Bipartisan, bicameral legislation is back. Acting to secure the valuable trade secrets of America’s most innovative and creative companies, a bipartisan group in both the Senate and the House introduced legislation on July 29 that will create a federal civil remedy for trade secret misappropriation.
Trade secrets are increasingly important to companies in all industry sectors and all sizes. From product designs for jet engines to the literal and figurative “secret sauce,” which can include the source code and data analytics that power Silicon Valley, trade secrets are an essential form of intellectual property. Often developed at great cost, they give companies a competitive edge in today’s challenging global markets and drive key segments of the U.S. economy. But trade secrets lack federal civil protection.
The Defend Trade Secrets Act of 2015 (S. 1890 and H.R. 3326) will fix that. The legislation will provide trade secret owners with the same access to federal court that copyright, trademark and patent owners already enjoy. The legislation is based on the same standards for trade secret protection, and remedies for misappropriation, that are found in the Uniform Trade Secrets Act and the Economic Espionage Act of 1996 (“EEA”), which will preserve the settled expectations about balance in trade secret law.
The act is supported by companies and associations in a broad array of industries, including biopharmaceutical, software, semiconductors, consumer goods, medical devices, automobiles, heavy equipment, chemicals, aerospace and agriculture. They know the risk of trade secret theft: Businesses are increasingly the target of sophisticated efforts to steal their proprietary information. Would-be thieves are looking to short circuit the years of expensive research and development that go into the innovative products and technologies produced by market-leading companies.

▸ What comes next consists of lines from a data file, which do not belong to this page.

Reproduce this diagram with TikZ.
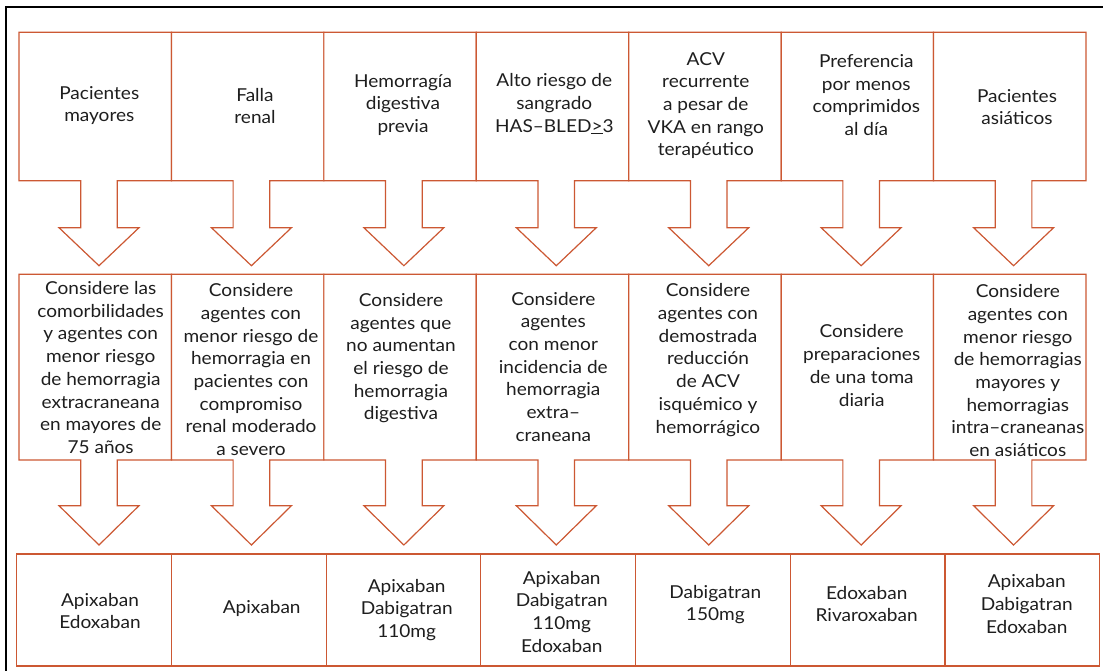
\documentclass[tikz,border=0pt]{standalone}
\usepackage{fontspec}
\setmainfont{Lato}[FakeStretch=1.07]
\definecolor{rust}{RGB}{204,88,51}
\definecolor{ink}{RGB}{30,30,30}
\begin{document}
\begin{tikzpicture}[x=1pt,y=-1pt,
  outline/.style={draw=rust, line width=1.2pt, fill=white, line join=miter},
  txt/.style={align=center, text=ink, inner sep=0pt, font=\fontsize{17.8}{22.7}\selectfont}]
\useasboundingbox (0,0) rectangle (1103,670);
% outer frame
\draw[line width=2pt, black] (6,7) rectangle (1115,685);
% first row: boxes merged with their block arrows
\foreach \i in {0,...,6} {
  \pgfmathsetmacro\xa{19+152.43*\i}
  \pgfmathsetmacro\xb{\xa+152.43}
  \pgfmathsetmacro\ax{\xa+80}
  \draw[outline] (\xa,32.3) -- (\xb,32.3) -- (\xb,180.7) -- (\ax+18.3,180.7)
    -- (\ax+18.3,227.7) -- (\ax+40,227.7) -- (\ax,265.7) -- (\ax-40,227.7)
    -- (\ax-18.3,227.7) -- (\ax-18.3,180.7) -- (\xa,180.7) -- cycle;
}
% second row: boxes merged with their block arrows
\foreach \i in {0,...,6} {
  \pgfmathsetmacro\xa{19+152.43*\i}
  \pgfmathsetmacro\xb{\xa+152.43}
  \pgfmathsetmacro\ax{\xa+80}
  \draw[outline] (\xa,274.3) -- (\xb,274.3) -- (\xb,460) -- (\ax+18.3,460)
    -- (\ax+18.3,505.7) -- (\ax+40,505.7) -- (\ax,545) -- (\ax-40,505.7)
    -- (\ax-18.3,505.7) -- (\ax-18.3,460) -- (\xa,460) -- cycle;
}
% third row: result boxes
\foreach \i in {0,...,6} {
  \pgfmathsetmacro\xa{16.7+154.7*\i}
  \pgfmathsetmacro\xb{\xa+154.7}
  \draw[outline] (\xa,554) rectangle (\xb,666);
}
% first row texts
\node[txt] (t1) at (99.3,105.5) {Pacientes\\mayores};
\node[txt] (t2) at (255,106) {Falla\\renal};
\node[txt] (t3) at (403,105) {Hemorragía\\digestiva\\previa};
\node[txt] (t4) at (554.3,104) {Alto riesgo de\\sangrado\\HAS–BLED\underline{>}3};
\node[txt] (t5) at (705.8,105.5) {ACV\\recurrente\\a pesar de\\VKA en rango\\terapéutico};
\node[txt] (t6) at (866.3,95) {Preferencia\\por menos\\comprimidos\\al día};
\node[txt] (t7) at (1017,107) {Pacientes\\asiáticos};
% second row texts
\node[txt] (m1) at (100.7,367.5) {Considere las\\comorbilidades\\y agentes con\\menor riesgo\\de hemorragia\\extracraneana\\en mayores de\\75 años};
\node[txt] (m2) at (251,369.7) {Considere\\agentes con\\menor riesgo de\\hemorragia en\\pacientes con\\compromiso\\renal moderado\\a severo};
\node[txt] (m3) at (401,358.3) {Considere\\agentes que\\no aumentan\\el riesgo de\\hemorragia\\digestiva};
\node[txt] (m4) at (553.3,366.7) {Considere\\agentes\\con menor\\incidencia de\\hemorragia\\extra–\\craneana};
\node[txt] (m5) at (708,360) {Considere\\agentes con\\demostrada\\reducción\\de ACV\\isquémico y\\hemorrágico};
\node[txt] (m6) at (861.7,365.5) {Considere\\preparaciones\\de una toma\\diaria};
\node[txt] (m7) at (1017.8,370.7) {Considere\\agentes con\\menor riesgo\\de hemorragias\\mayores y\\hemorragias\\intra–craneanas\\en asiáticos};
% third row texts
\node[txt] (b1) at (100,611) {Apixaban\\Edoxaban};
\node[txt] (b2) at (261.7,608.3) {Apixaban};
\node[txt] (b3) at (406.7,610) {Apixaban\\Dabigatran\\110mg};
\node[txt] (b4) at (561.7,611.8) {Apixaban\\Dabigatran\\110mg\\Edoxaban};
\node[txt] (b5) at (715.3,604.7) {Dabigatran\\150mg};
\node[txt] (b6) at (866.7,604) {Edoxaban\\Rivaroxaban};
\node[txt] (b7) at (1026.7,604.2) {Apixaban\\Dabigatran\\Edoxaban};
\end{tikzpicture}
\end{document}
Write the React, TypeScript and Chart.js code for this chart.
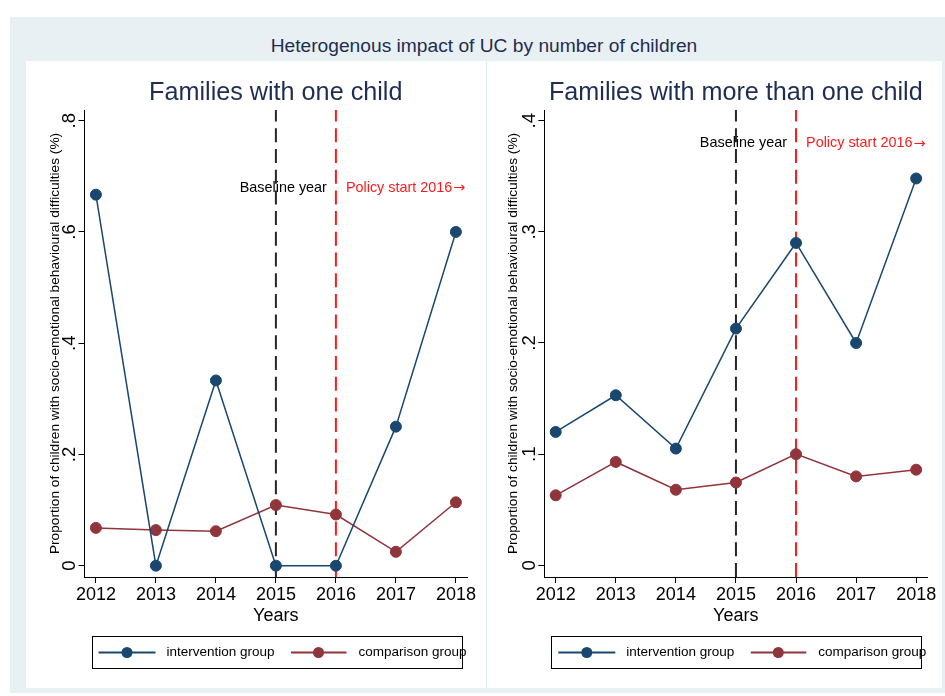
import React, { useEffect, useRef } from "react";
import { Chart, registerables } from "chart.js";

Chart.register(...registerables);

// ---------- data ----------
const years = [2012, 2013, 2014, 2015, 2016, 2017, 2018];

const oneChildIntervention = [0.667, 0, 0.333, 0, 0, 0.25, 0.6];
const oneChildComparison = [0.068, 0.064, 0.062, 0.109, 0.092, 0.025, 0.114];

const multiChildIntervention = [0.12, 0.153, 0.105, 0.213, 0.29, 0.2, 0.348];
const multiChildComparison = [0.063, 0.093, 0.068, 0.0745, 0.1, 0.08, 0.086];

const oneChildYTicks = [0, 0.2, 0.4, 0.6, 0.8];
const oneChildYLabels = ["0", ".2", ".4", ".6", ".8"];
const multiChildYTicks = [0, 0.1, 0.2, 0.3, 0.4];
const multiChildYLabels = ["0", ".1", ".2", ".3", ".4"];

const baselineYear = 2015;
const policyYear = 2016;

const mainTitle = "Heterogenous impact of UC by number of children";
const panelTitles = ["Families with one child", "Families with more than one child"];
const seriesNames = ["intervention group", "comparison group"];
const yTitle = "Proportion of children with socio-emotional behavioural difficulties (%)";
const xTitle = "Years";
const baselineLabel = "Baseline year";
const policyLabel = "Policy start 2016\u2192";

// ---------- styles ----------
const FONT = '"Liberation Sans", Arial, Helvetica, sans-serif';
const NAVY = "#1a476f";
const MAROON = "#90353b";
const TITLE_COLOR = "#1f2d52";

type PanelProps = {
  left: number;
  width: number;
  title: string;
  inter: number[];
  comp: number[];
  yTicks: number[];
  yLabels: string[];
  yMin: number;
  yMax: number;
  yAxisWidth: number;
  padRight: number;
  yTitlePad: number;
  annotY: number;
};

const HEIGHT = 627;

function Panel(p: PanelProps) {
  const ref = useRef<HTMLCanvasElement | null>(null);

  useEffect(() => {
    if (!ref.current) return;

    const overlay = {
      id: "stataOverlay",
      beforeDatasetsDraw(chart: any) {
        const ctx = chart.ctx;
        const a = chart.chartArea;
        const xs = chart.scales.x;
        const ys = chart.scales.y;
        const xb = xs.getPixelForValue(baselineYear);
        const xp = xs.getPixelForValue(policyYear);
        const ty = ys.getPixelForValue(p.annotY);
        ctx.save();
        ctx.font = `14.4px ${FONT}`;
        ctx.textBaseline = "middle";
        ctx.textAlign = "right";
        ctx.fillStyle = "#000";
        ctx.fillText(baselineLabel, xp - 9, ty);
        ctx.textAlign = "left";
        ctx.fillStyle = "#ff1a1a";
        // text part, then the arrow glyph from a font with a larger arrow
        const chars = Array.from(policyLabel);
        const arrow = chars[chars.length - 1];
        const body = chars.slice(0, -1).join("");
        ctx.fillText(body, xp + 10, ty);
        const w = ctx.measureText(body).width;
        ctx.font = `14.4px "DejaVu Sans", sans-serif`;
        ctx.fillText(arrow, xp + 10 + w + 1, ty + 0.5);
        ctx.lineWidth = 2;
        ctx.setLineDash([14, 6.7]);
        ctx.strokeStyle = "#262626";
        ctx.beginPath();
        ctx.moveTo(xb, a.bottom);
        ctx.lineTo(xb, a.top);
        ctx.stroke();
        ctx.strokeStyle = "#ff1a1a";
        ctx.beginPath();
        ctx.moveTo(xp, a.bottom);
        ctx.lineTo(xp, a.top);
        ctx.stroke();
        ctx.restore();
      },
      afterDraw(chart: any) {
        const ctx = chart.ctx;
        const a = chart.chartArea;
        const ys = chart.scales.y;
        ctx.save();
        // y tick labels (rotated)
        ctx.font = `18.5px ${FONT}`;
        ctx.fillStyle = "#000";
        ctx.textAlign = "center";
        ctx.textBaseline = "middle";
        ys.ticks.forEach((t: any) => {
          const py = ys.getPixelForValue(t.value);
          ctx.save();
          ctx.translate(a.left - 14.5, py);
          ctx.rotate(-Math.PI / 2);
          ctx.fillText(t.label, 0, 0);
          ctx.restore();
        });
        // panel title
        ctx.font = `25.2px ${FONT}`;
        ctx.fillStyle = TITLE_COLOR;
        ctx.fillText(p.title, (a.left + a.right) / 2, 32);
        // legend
        const bx = a.left + 7;
        const bw = a.right - 6 - bx;
        const by = 575;
        const bh = 32;
        ctx.lineWidth = 1;
        ctx.strokeStyle = "#000";
        ctx.strokeRect(Math.round(bx) + 0.5, by + 0.5, Math.round(bw), bh);
        const cy = by + bh / 2 + 0.5;
        const items = [
          { name: seriesNames[0], color: NAVY, l0: 7, l1: 64, m: 35.5, t: 75 },
          { name: seriesNames[1], color: MAROON, l0: 199.5, l1: 255, m: 227, t: 267 },
        ];
        items.forEach((it) => {
          ctx.strokeStyle = it.color;
          ctx.lineWidth = 2;
          ctx.beginPath();
          ctx.moveTo(bx + it.l0, cy);
          ctx.lineTo(bx + it.l1, cy);
          ctx.stroke();
          ctx.fillStyle = it.color;
          ctx.beginPath();
          ctx.arc(bx + it.m, cy, 5.5, 0, Math.PI * 2);
          ctx.fill();
          ctx.fillStyle = "#000";
          ctx.font = `13.5px ${FONT}`;
          ctx.textAlign = "left";
          ctx.fillText(it.name, bx + it.t, cy);
        });
        ctx.restore();
      },
    };

    const mk = (vals: number[]) => years.map((x, i) => ({ x, y: vals[i] }));

    const chart = new Chart(ref.current, {
      type: "line",
      data: {
        datasets: [
          {
            label: seriesNames[0],
            data: mk(p.inter),
            borderColor: NAVY,
            backgroundColor: NAVY,
            pointBackgroundColor: NAVY,
            pointBorderColor: NAVY,
            pointRadius: 5.5,
            pointHoverRadius: 5.5,
            pointBorderWidth: 1,
            borderWidth: 1.5,
            tension: 0,
          },
          {
            label: seriesNames[1],
            data: mk(p.comp),
            borderColor: MAROON,
            backgroundColor: MAROON,
            pointBackgroundColor: MAROON,
            pointBorderColor: MAROON,
            pointRadius: 5.5,
            pointHoverRadius: 5.5,
            pointBorderWidth: 1,
            borderWidth: 1.5,
            tension: 0,
          },
        ],
      },
      options: {
        animation: false,
        responsive: false,
        maintainAspectRatio: false,
        devicePixelRatio: 1,
        events: [],
        layout: { padding: { left: 0, right: p.padRight, top: 49, bottom: 0 } },
        plugins: { legend: { display: false }, tooltip: { enabled: false }, title: { display: false } },
        scales: {
          x: {
            type: "linear",
            min: 2011.81,
            max: 2018.185,
            afterBuildTicks: (s: any) => {
              s.ticks = years.map((v) => ({ value: v }));
            },
            afterFit: (s: any) => {
              s.height = 111;
            },
            ticks: {
              font: { size: 18, family: FONT },
              color: "#000",
              padding: 1,
              maxRotation: 0,
              minRotation: 0,
              autoSkip: false,
              callback: (v: any) => String(v),
            },
            grid: { drawOnChartArea: false, drawTicks: true, tickLength: 6, color: "#000", lineWidth: 1 },
            border: { display: true, color: "#000", width: 1 },
            title: {
              display: true,
              text: xTitle,
              font: { size: 18, family: FONT },
              color: "#000",
              padding: { top: 0, bottom: 61.2 },
            },
          },
          y: {
            type: "linear",
            min: p.yMin,
            max: p.yMax,
            afterBuildTicks: (s: any) => {
              s.ticks = p.yTicks.map((v) => ({ value: v }));
            },
            afterFit: (s: any) => {
              s.width = p.yAxisWidth;
            },
            ticks: {
              display: false,
              callback: (_v: any, i: number) => p.yLabels[i],
            },
            grid: { drawOnChartArea: false, drawTicks: true, tickLength: 6, color: "#000", lineWidth: 1 },
            border: { display: true, color: "#000", width: 1 },
            title: {
              display: true,
              text: yTitle,
              font: { size: 13.7, family: FONT },
              color: "#000",
              padding: { top: p.yTitlePad, bottom: 0 },
            },
          },
        },
      } as any,
      plugins: [overlay],
    });

    return () => chart.destroy();
  }, []);

  return (
    <div style={{ position: "absolute", left: p.left, top: 61, width: p.width, height: HEIGHT }}>
      <canvas ref={ref} width={p.width} height={HEIGHT} style={{ width: p.width, height: HEIGHT, display: "block" }} />
    </div>
  );
}

export default function App() {
  return (
    <div style={{ position: "absolute", left: 0, top: 0, width: 945, height: 696, background: "#fff", overflow: "hidden" }}>
      <div style={{ position: "absolute", left: 10, top: 17, width: 935, height: 676, background: "#e8f0f3" }} />
      <div style={{ position: "absolute", left: 26, top: 61, width: 916, height: 627, background: "#fff" }} />
      <div
        style={{
          position: "absolute",
          left: 26,
          top: 35,
          width: 916,
          height: 22,
          lineHeight: "22px",
          textAlign: "center",
          fontFamily: FONT,
          fontSize: 19.2,
          color: TITLE_COLOR,
          whiteSpace: "nowrap",
        }}
      >
        {mainTitle}
      </div>
      <Panel
        left={26}
        width={460}
        title={panelTitles[0]}
        inter={oneChildIntervention}
        comp={oneChildComparison}
        yTicks={oneChildYTicks}
        yLabels={oneChildYLabels}
        yMin={-0.0203}
        yMax={0.8192}
        yAxisWidth={58.5}
        padRight={19}
        yTitlePad={20.9}
        annotY={0.679}
      />
      <div style={{ position: "absolute", left: 486, top: 61, width: 1, height: 627, background: "#e2ebee" }} />
      <Panel
        left={487}
        width={455}
        title={panelTitles[1]}
        inter={multiChildIntervention}
        comp={multiChildComparison}
        yTicks={multiChildYTicks}
        yLabels={multiChildYLabels}
        yMin={-0.0105}
        yMax={0.4096}
        yAxisWidth={57.3}
        padRight={14.7}
        yTitlePad={18.4}
        annotY={0.3795}
      />
    </div>
  );
}
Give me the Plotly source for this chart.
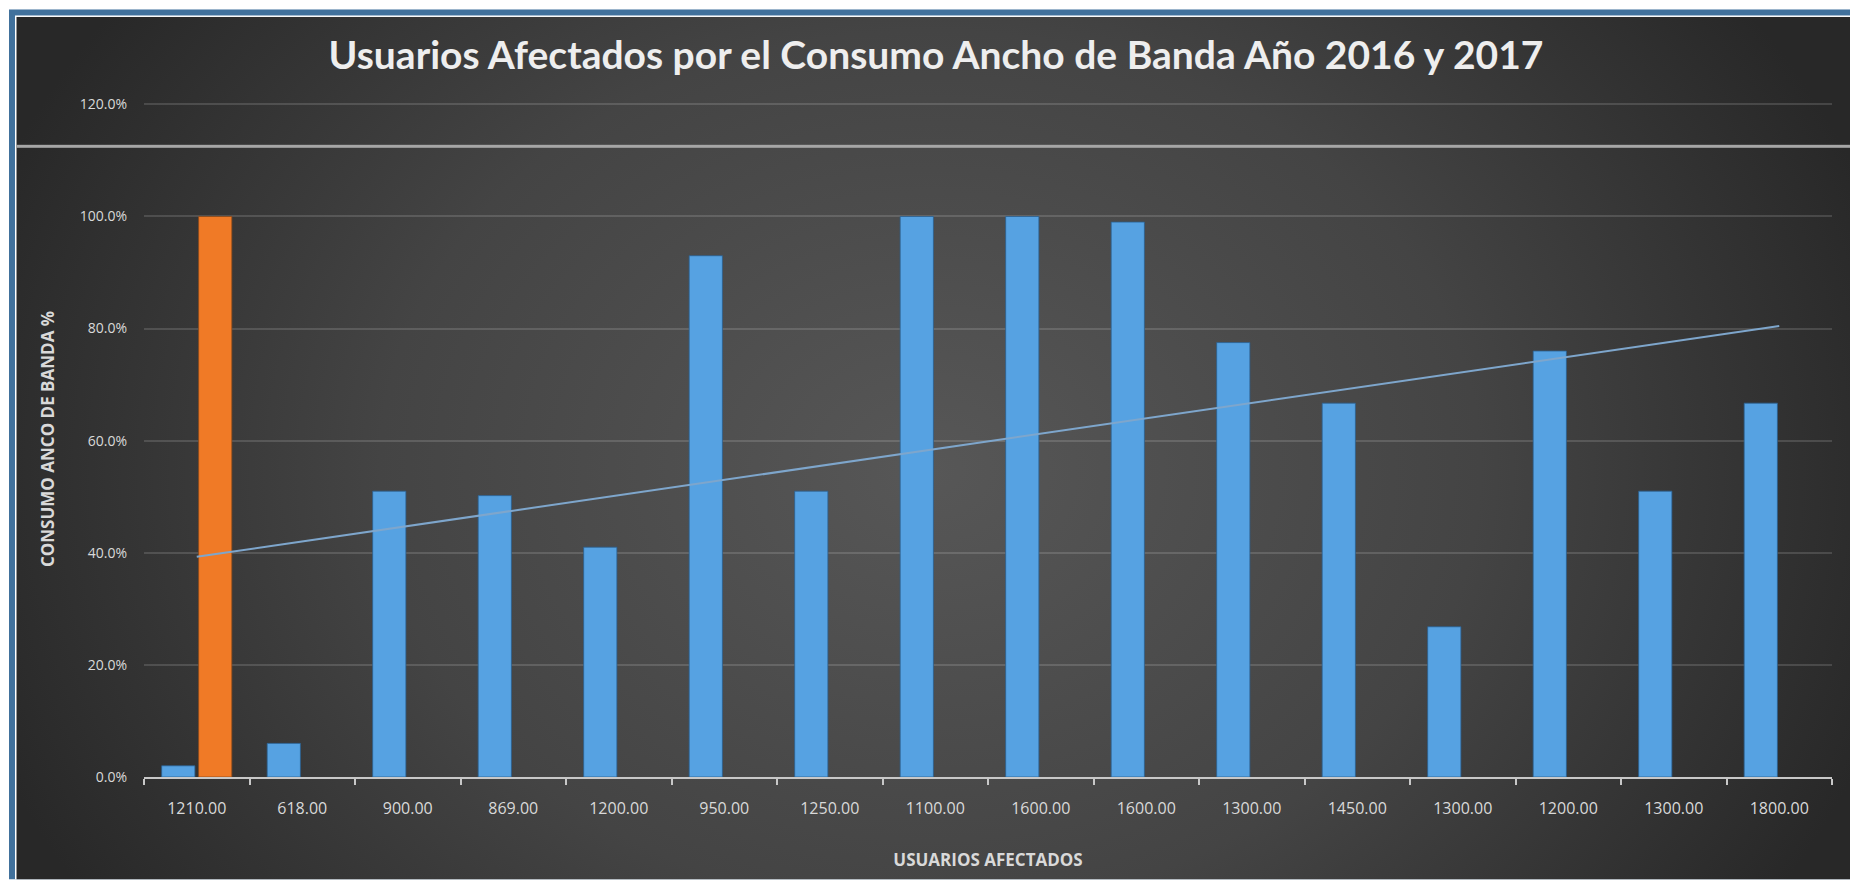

In this digital age, greater connectivity, increased data storage, and globalized supply chains have made trade secrets more vulnerable than ever before. But our laws remain stuck in a different era. The only civil remedy available to combat trade secret theft is an array of state laws that made sense when trade secret theft was largely a local matter — when a company’s greatest risk was that a competitor down the street would steal its customer list. But state laws are less appropriate for addressing the increasingly interstate and international nature of trade secret theft that occurs today. A federal civil remedy is needed.
The EEA makes it a federal crime to steal a trade secret used in interstate commerce, but, as a criminal law, it has important limitations. First, the U.S. Department of Justice lacks the resources to investigate and bring criminal charges in every case of interstate theft. (Indeed, the FBI reported in July that it has seen a 53 percent increase in its trade secret theft caseload in just the last year.) And, second, criminal law punishes the defendant, but the process for compensating the victim is unwieldy.
The Defend Trade Secrets Act fills this gap in trade secret law by creating a uniform, national standard for trade secret misappropriation, harmonizing U.S. law, and providing companies the tools to protect themselves. And, in narrow circumstances, the law provides for ex parte seizure relief when time is of the essence and the thief would not obey an injunction. The bill includes safeguards to ensure this relief is not abused.
For many of the most innovative companies, the Defend Trade Secrets Act is critical to their continued growth and ability to maintain good, well-paying jobs in the United States. Once a trade secret has been divulged or is made known to a competitor, trade secret protection may be lost forever, and the harm from disclosure is often irreparable.
Last year, Sen. Orrin Hatch, R-Utah, and Sen. Christopher Coons, D-Del., introduced the Defend Trade Secrets Act of 2014 (S. 2267), and similar legislation, the Trade Secrets Protection Act of 2014 (H.R. 5233), was subsequently introduced in the House of Representatives. Both the Senate and House Committees on the Judiciary held hearings on the legislation. The House Judiciary Committee voted without dissent to report the bill favorably just before the elections, and it was never considered by the full House.
The legislation, introduced last week by Sens. Hatch and Coons and four other senators in the Senate, and by Rep. Doug Collins, R-Ga., and Rep. Jerrold Nadler, D-N.Y., with 14 cosponsors in the House, builds on the hard work done in the last Congress on this important issue. It reflects a consensus that among our most valuable currency in the global marketplace is our knowledge and creativity. We must foster and protect it to continue to lead the world in creating new and original technologies, products and services. The Defend Trade Secrets Act will give companies an important tool with which to do that in an increasingly competitive world.